So, the first one we talked about was radial velocities. This is the Doppler shift, and this picks out short or small orbits. Short if you’re thinking about the period, small if you’re thinking about the semi-major axis, because the smaller the orbit, the faster the planet has to go, and therefore, the faster the star has to respond. It picks out massive planets, because the more massive the planet, the greater the reflex motion of the star. And you’ll recall that it does make a difference how the thing is oriented. If it’s less than edge-on you see only part of the motion, so it helps a little to be close to edge-on.

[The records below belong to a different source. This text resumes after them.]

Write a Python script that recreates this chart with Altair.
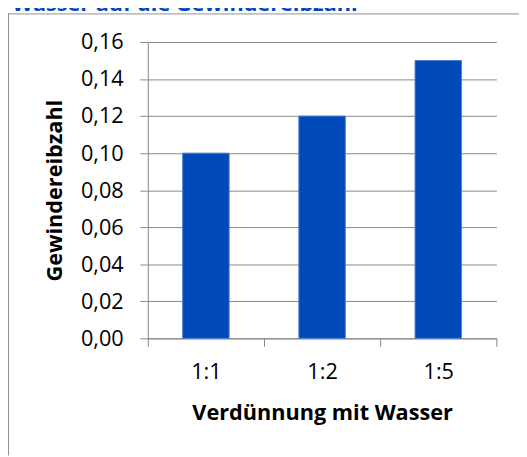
import altair as alt
import pandas as pd

categories = ["1:1", "1:2", "1:5"]
values = [0.10, 0.12, 0.15]
y_ticks = [0.00, 0.02, 0.04, 0.06, 0.08, 0.10, 0.12, 0.14, 0.16]
title_text = "Wasser auf die Gewindereibzahl"
x_title = "Verdünnung mit Wasser"
y_title = "Gewindereibzahl"

df = pd.DataFrame({"cat": categories, "val": values})

FONT = "Open Sans"
GRAY = "#868686"

bars = alt.Chart(df).mark_bar(
    width=alt.RelativeBandSize(0.4), color="#0049B8", stroke="#4F80CC", strokeWidth=1
).encode(
    x=alt.X("cat:N", sort=categories,
            scale=alt.Scale(paddingInner=0, paddingOuter=0),
            axis=alt.Axis(title=x_title, labelAngle=0, tickBand="extent",
                          tickSize=8, labelPadding=16, titleY=82,
                          titleBaseline="alphabetic")),
    y=alt.Y("val:Q", scale=alt.Scale(domain=[0, 0.16], nice=False),
            axis=alt.Axis(title=y_title, values=y_ticks, tickSize=8, labelPadding=17,
                          grid=True,
                          labelExpr="replace(format(datum.value, '.2f'), '.', ',')",
                          titleX=-88, titleBaseline="alphabetic")),
)

one = alt.Data(values=[{"k": 1}])

frame_top = alt.Chart(one).mark_rule(color="#8f8f8f", strokeWidth=1).encode(
    x=alt.value(-142), x2=alt.value(377), y=alt.value(-28.5)
)
frame_left = alt.Chart(one).mark_rule(color="#8f8f8f", strokeWidth=1).encode(
    x=alt.value(-141.5), y=alt.value(-29), y2=alt.value(420)
)
title = alt.Chart(one).mark_text(
    align="left", baseline="alphabetic", font=FONT, fontSize=22, fontWeight="bold",
    color="#0047BB"
).encode(x=alt.value(-138), y=alt.value(-31.5), text=alt.value(title_text))

chart = alt.layer(bars, frame_top, frame_left, title).properties(
    width=354, height=301,
    padding={"left": 142, "top": 31, "right": 23, "bottom": 118},
    autosize=alt.AutoSizeParams(type="none"),
    background="white",
).configure_view(stroke=None).configure_axis(
    domainColor=GRAY, tickColor=GRAY, gridColor=GRAY, gridOpacity=1,
    domainWidth=1, tickWidth=1, gridWidth=1,
    labelFont=FONT, labelFontSize=22, labelColor="#000000",
    titleFont=FONT, titleFontSize=22, titleFontWeight="bold", titleColor="#000000",
)

chart.save("out.html", embed_options={"renderer": "svg", "actions": False})
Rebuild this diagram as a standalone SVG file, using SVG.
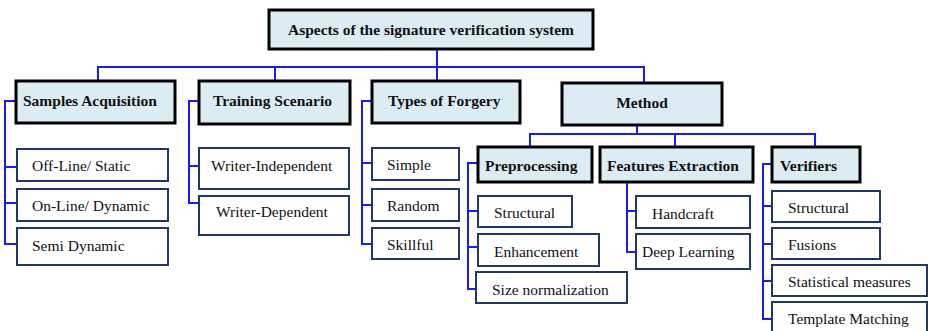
<svg xmlns="http://www.w3.org/2000/svg" width="928" height="331" viewBox="0 0 928 331">
<style>
.h rect{fill:#dbecf2;stroke:#000;stroke-width:3}
.c rect{fill:#fff;stroke:#1f3864;stroke-width:2}
text{font-family:"Liberation Serif","Times New Roman",serif;font-size:15.5px;fill:#111}
.h text{font-weight:bold}
#connectors path{fill:none;stroke:#1a1aff;stroke-width:2}
</style>
<rect width="928" height="331" fill="#fff"/>
<g id="connectors">
<path d="M437 49V81M98 81V67H644V83M275 67V81"/>
<path d="M16 101H5V244H17M5 167H17M5 203H17"/>
<path d="M199 101H189V203H199M189 166H199"/>
<path d="M372 101H362V244H372M362 163H372M362 205H372"/>
<path d="M637 125V134M530 147V134H815V147M675 134V147"/>
<path d="M478 163H468V289H476M468 211H478M468 247H478"/>
<path d="M627 182V252H636M627 211H636"/>
<path d="M772 164H763V319H772M763 206H772M763 244H772M763 281H772"/>
</g>
<g id="root" class="h"><rect x="269" y="10" width="324" height="39"/><text x="431" y="35" text-anchor="middle">Aspects of the signature verification system</text></g>
<g id="samples" class="h"><rect x="16" y="81" width="159" height="42"/><text x="23" y="106">Samples Acquisition</text></g>
<g id="training" class="h"><rect x="199" y="81" width="151" height="43"/><text x="213" y="106">Training Scenario</text></g>
<g id="forgery" class="h"><rect x="372" y="81" width="148" height="42"/><text x="388" y="106">Types of Forgery</text></g>
<g id="method" class="h"><rect x="562" y="83" width="160" height="42"/><text x="642" y="108" text-anchor="middle">Method</text></g>
<g id="preprocessing" class="h"><rect x="478" y="147" width="114" height="35"/><text x="485" y="171">Preprocessing</text></g>
<g id="features" class="h"><rect x="600" y="147" width="153" height="35"/><text x="607" y="171">Features Extraction</text></g>
<g id="verifiers" class="h"><rect x="772" y="147" width="88" height="35"/><text x="780" y="171">Verifiers</text></g>
<g id="offline" class="c"><rect x="17" y="149" width="151" height="32"/><text x="32" y="171">Off-Line/ Static</text></g>
<g id="online" class="c"><rect x="17" y="189" width="151" height="32"/><text x="32" y="211">On-Line/ Dynamic</text></g>
<g id="semi" class="c"><rect x="17" y="228" width="151" height="37"/><text x="32" y="251">Semi Dynamic</text></g>
<g id="wi" class="c"><rect x="199" y="148" width="150" height="41"/><text x="211" y="171">Writer-Independent</text></g>
<g id="wd" class="c"><rect x="199" y="196" width="150" height="39"/><text x="216" y="217">Writer-Dependent</text></g>
<g id="simple" class="c"><rect x="372" y="148" width="87" height="32"/><text x="387" y="170">Simple</text></g>
<g id="random" class="c"><rect x="372" y="189" width="87" height="32"/><text x="387" y="211">Random</text></g>
<g id="skillful" class="c"><rect x="372" y="228" width="87" height="31"/><text x="387" y="250">Skillful</text></g>
<g id="p-structural" class="c"><rect x="478" y="196" width="94" height="31"/><text x="494" y="218">Structural</text></g>
<g id="enhancement" class="c"><rect x="478" y="234" width="121" height="32"/><text x="494" y="257">Enhancement</text></g>
<g id="size" class="c"><rect x="476" y="272" width="151" height="31"/><text x="492" y="295">Size normalization</text></g>
<g id="handcraft" class="c"><rect x="636" y="196" width="114" height="32"/><text x="652" y="219">Handcraft</text></g>
<g id="deep" class="c"><rect x="636" y="234" width="114" height="35"/><text x="642" y="257">Deep Learning</text></g>
<g id="v-structural" class="c"><rect x="772" y="191" width="108" height="31"/><text x="788" y="213">Structural</text></g>
<g id="fusions" class="c"><rect x="772" y="228" width="108" height="31"/><text x="788" y="250">Fusions</text></g>
<g id="statistical" class="c"><rect x="772" y="265" width="155" height="31"/><text x="788" y="287">Statistical measures</text></g>
<g id="template" class="c"><rect x="772" y="302" width="155" height="34"/><text x="788" y="324">Template Matching</text></g>
</svg>
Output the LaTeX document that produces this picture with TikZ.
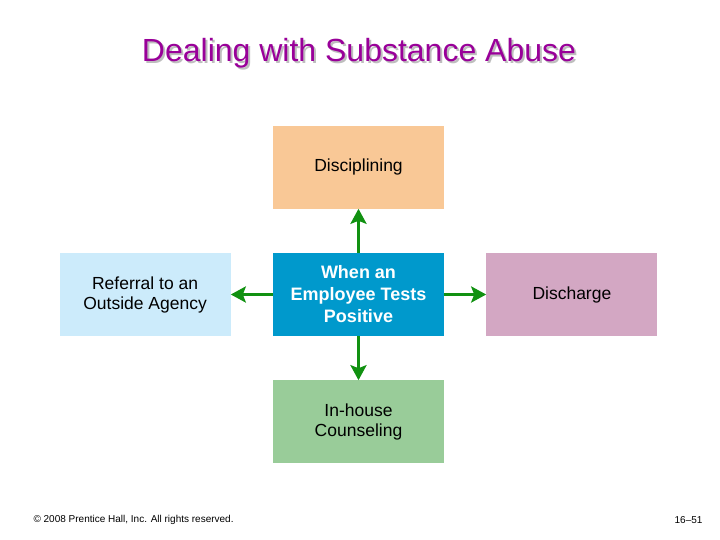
\documentclass[tikz,border=0pt]{standalone}
\usepackage{fontspec}
\setmainfont{Liberation Sans}
\usepackage{tikz}
\usetikzlibrary{arrows.meta, positioning}
\definecolor{titlepurple}{RGB}{153, 0, 153}
\definecolor{shadowgray}{RGB}{190, 190, 190}
\definecolor{peach}{RGB}{249, 200, 150}
\definecolor{centerblue}{RGB}{0, 153, 204}
\definecolor{paleblue}{RGB}{204, 235, 251}
\definecolor{mauve}{RGB}{211, 167, 195}
\definecolor{softgreen}{RGB}{153, 204, 153}
\definecolor{arrowgreen}{RGB}{17, 145, 17}

\begin{document}
\begin{tikzpicture}[
    x=1pt, y=-1pt,
    node distance=44pt and 42pt,
    box/.style={rectangle, minimum width=171pt, minimum height=83pt, inner sep=0pt,
        align=center, font=\fontsize{17.5}{20}\selectfont},
    hub/.style={box, fill=centerblue, text=white, font=\fontsize{18}{22}\selectfont\bfseries},
    edge/.style={-{Stealth[length=15pt, width=16pt, inset=3pt]}, line width=3.5pt, arrowgreen}
]
    \useasboundingbox[fill=white] (0,0) rectangle (720,540);

    % Title with its drop shadow
    \node[text=titlepurple, font=\fontsize{32}{36}\selectfont] (title) at (359,54)
        {\rlap{\kern2pt\raisebox{-2pt}{\color{shadowgray}Dealing with Substance Abuse}}Dealing with Substance Abuse};

    % Boxes
    \node[hub] (test) at (358.5,294.5) {When an\\Employee Tests\\Positive};
    \node[box, fill=peach, above=of test] (discipline) {Disciplining};
    \node[box, fill=softgreen, below=of test] (counsel) {In-house\\Counseling};
    \node[box, fill=paleblue, left=of test] (referral) {Referral to an\\Outside Agency};
    \node[box, fill=mauve, right=of test] (discharge) {Discharge};

    % Arrows out of the centre
    \draw[edge] (test) -- (discipline);
    \draw[edge] (test) -- (counsel);
    \draw[edge] (test) -- (referral);
    \draw[edge] (test) -- (discharge);

    % Footer
    \node[anchor=west, font=\fontsize{10}{12}\selectfont] (copy) at (30,520) {\textcopyright\ 2008 Prentice Hall, Inc. All rights reserved.};
    \node[anchor=east, font=\fontsize{10}{12}\selectfont] (page) at (706,520) {16--51};
\end{tikzpicture}
\end{document}
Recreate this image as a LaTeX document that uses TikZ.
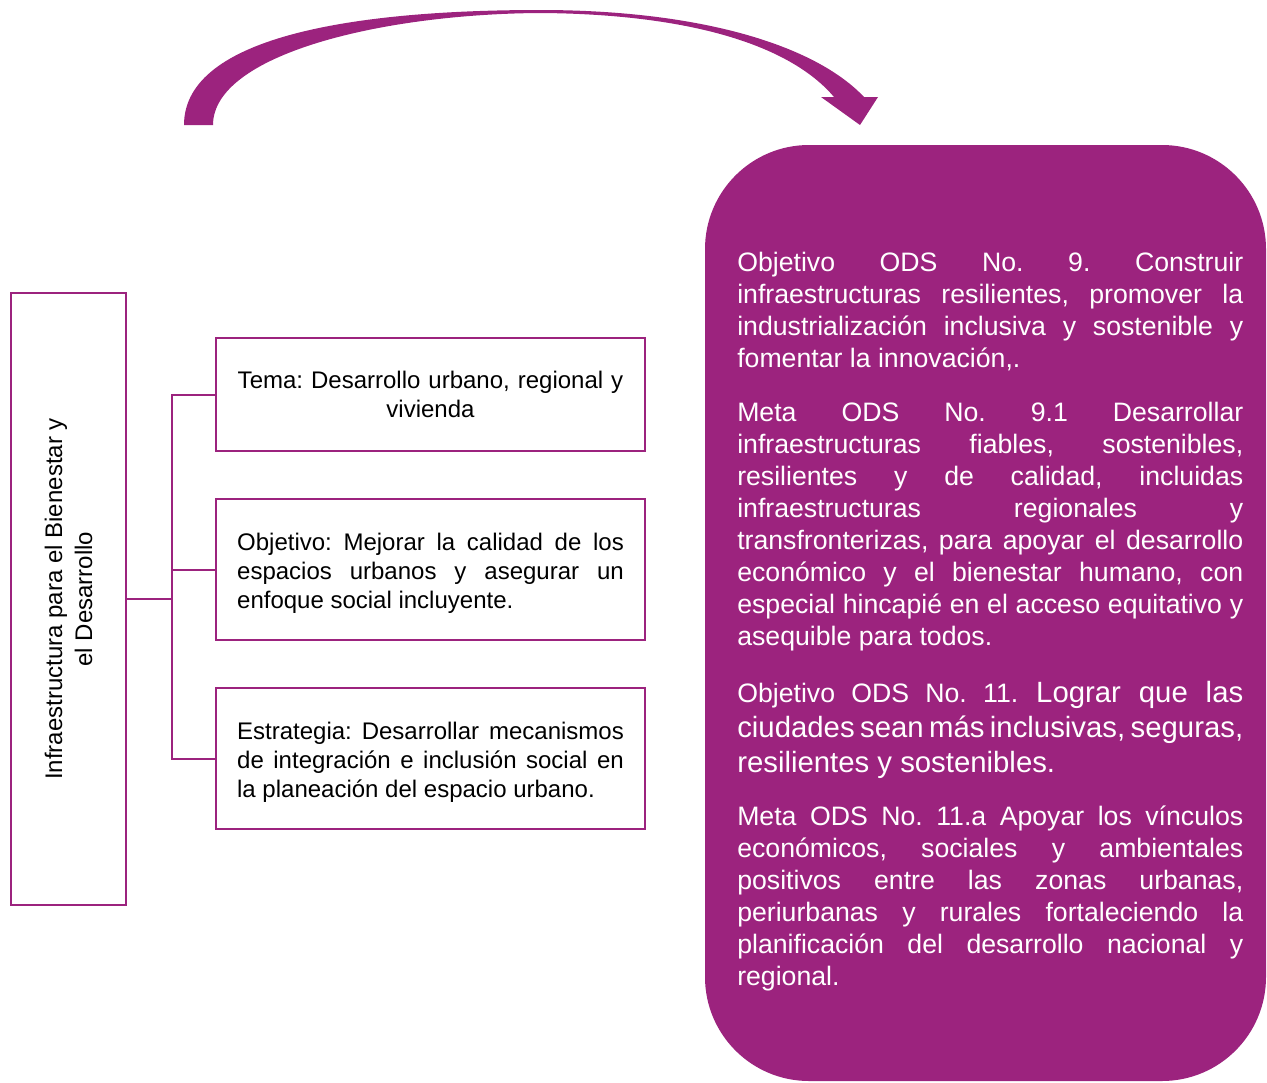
\documentclass[tikz,border=0pt]{standalone}
\usepackage{fontspec}
\setmainfont{Liberation Sans}
\usetikzlibrary{
    calc,
    positioning
}
\definecolor{odspurple}{RGB}{156,35,126}
\newcommand{\nohyph}{\frenchspacing\tolerance=10000\relax\hyphenpenalty=10000\relax}
\tikzset{
    % Box styles
    side box/.style={
        draw=odspurple,
        line width=1.5pt,
        rectangle,
        rotate=90,
        minimum width=459pt,
        minimum height=86.25pt,
        align=center,
        font=\fontsize{18}{22.5}\selectfont\nohyph
    },
    theme box/.style={
        draw=odspurple,
        line width=1.5pt,
        rectangle,
        text width=290pt,
        inner xsep=16pt,
        align=justify,
        font=\fontsize{18}{21.75}\selectfont\nohyph
    },
    goal box/.style={
        fill=odspurple,
        rectangle,
        rounded corners=78pt,
        minimum width=420.75pt,
        minimum height=702pt
    },
    goal text/.style={
        text=white,
        text width=379.5pt,
        inner sep=0pt,
        align=justify,
        font=\fontsize{20}{24}\selectfont\nohyph
    },
    % Line styles
    link/.style={
        draw=odspurple,
        line width=1.5pt
    }
}

\begin{document}
\begin{tikzpicture}[x=0.75pt,y=-0.75pt]
        \useasboundingbox (0,0) rectangle (1267,1082);

        % Curved arrow
        \fill[odspurple] (184,125) .. controls (184,35) and (360,10) .. (540,10)
            .. controls (700,10) and (815,45) .. (864,97) -- (878,97) -- (860,125) -- (821,97) -- (834,97)
            .. controls (790,45) and (690,14) .. (540,13)
            .. controls (380,14) and (213,55) .. (213,125) -- cycle;

        % Left side
        \node[side box] (main) at (68.5,599) {Infraestructura para el Bienestar y\\el Desarrollo};
        \node[theme box, minimum height=84.75pt, align=center] (tema) at (430.5,394.5)
            {Tema: Desarrollo urbano, regional y\\vivienda};
        \node[theme box, minimum height=105.75pt] (objetivo) at (430.5,569.5)
            {\rule{0pt}{19pt}Objetivo: Mejorar la calidad de los\linebreak espacios urbanos y asegurar un\linebreak enfoque social incluyente.};
        \node[theme box, minimum height=105.75pt] (estrategia) at (430.5,758.5)
            {\rule{0pt}{19pt}Estrategia: Desarrollar mecanismos\linebreak de integración e inclusión social en\linebreak la planeación del espacio urbano.};

        % Connectors
        \coordinate (fork) at (172,599);
        \draw[link] (main) -- (fork);
        \draw[link] (tema.west) -| (fork) |- (estrategia.west);
        \draw[link] (objetivo.west) -- (objetivo.west -| fork);

        % Right side
        \node[goal box] (odsbox) at (985.5,613) {};
        \node[goal text, anchor=north west] (ods9) at (737,252)
            {Objetivo ODS No. 9. Construir\linebreak infraestructuras resilientes, promover la\linebreak industrialización inclusiva y sostenible y\linebreak fomentar la innovación,.};
        \node[goal text, below=23pt of ods9.south west, anchor=north west] (meta91)
            {Meta ODS No. 9.1 Desarrollar\linebreak infraestructuras fiables, sostenibles,\linebreak resilientes y de calidad, incluidas\linebreak infraestructuras regionales y\linebreak transfronterizas, para apoyar el desarrollo\linebreak económico y el bienestar humano, con\linebreak especial hincapié en el acceso equitativo y\linebreak asequible para todos.};
        \node[goal text, below=22.25pt of meta91.south west, anchor=north west,
              font=\fontsize{22}{26.25}\selectfont\nohyph] (ods11)
            {{\fontsize{20}{26.25}\selectfont Objetivo ODS No. 11.} Lograr que las\linebreak ciudades sean más inclusivas, seguras,\linebreak resilientes y sostenibles.};
        \node[goal text, below=20pt of ods11.south west, anchor=north west] (meta11a)
            {Meta ODS No. 11.a Apoyar los vínculos\linebreak económicos, sociales y ambientales\linebreak positivos entre las zonas urbanas,\linebreak periurbanas y rurales fortaleciendo la\linebreak planificación del desarrollo nacional y\linebreak regional.};
    \end{tikzpicture}
\end{document}
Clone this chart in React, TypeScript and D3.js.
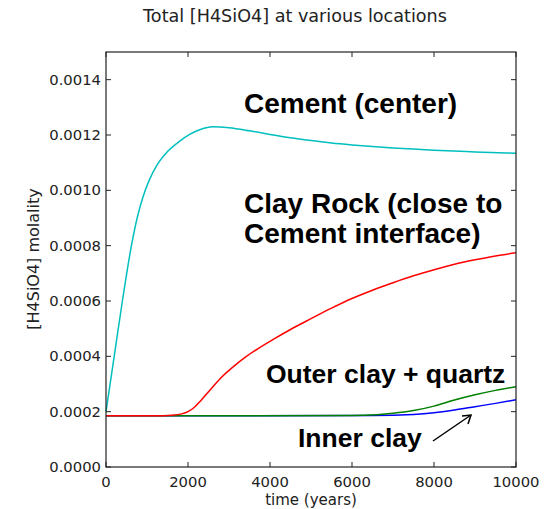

Now, for the next method, which are transits, where the star gets in the way, this criteria that you have to be edge-on is much, much more important. Because, in the case of the radial velocity, you know, if you’re not edge-on, it sort of gradually becomes a smaller, and smaller, and smaller effect. But gradually, there’s no big moment where you can’t see it at all. But with transits, if you’re not edge-on, you don’t see anything. It’s not that the effect gets smaller, it’s that the effect disappears altogether if you’re not sufficiently edge-on so that the planet gets away–gets in the way of your line of sight to the star. This also favors short or small orbits. But–and that’s because it has to be edge-on. How close to edge-on you have to be depends on how far the star is from the planet.

Here’s what I mean. Here’s the star and here’s the–here’s you. And, supposing there’s a planet here, then that will just get in the way. But if there’s a planet here a little further away on that same–in the same kind of orbit, only more distant, then it doesn’t get in the way. And so more distant–let me phrase that differently. Larger semi-major axis makes it harder to have a transit. You have to–closer to edge-on. If you were out here, you’d have to–see here, anything within this little angle here will cause a transit. But if you’re out here, let’s see, it would have to be anything within this smaller angle. Does that make sense? Yeah, it’s just, the further away you hold your thumb from your eye, the less you have to move your arm to cover a given thing.

All right. And also, in this case, for transits, let’s see, the planet has to be large, physically, in terms of its size. And so, it’s not so much the mass, but the size of the thing that matters. So, if you have a big, but light, planet, a big fluffy thing, that’ll work well for transits, but not so well for radial velocities.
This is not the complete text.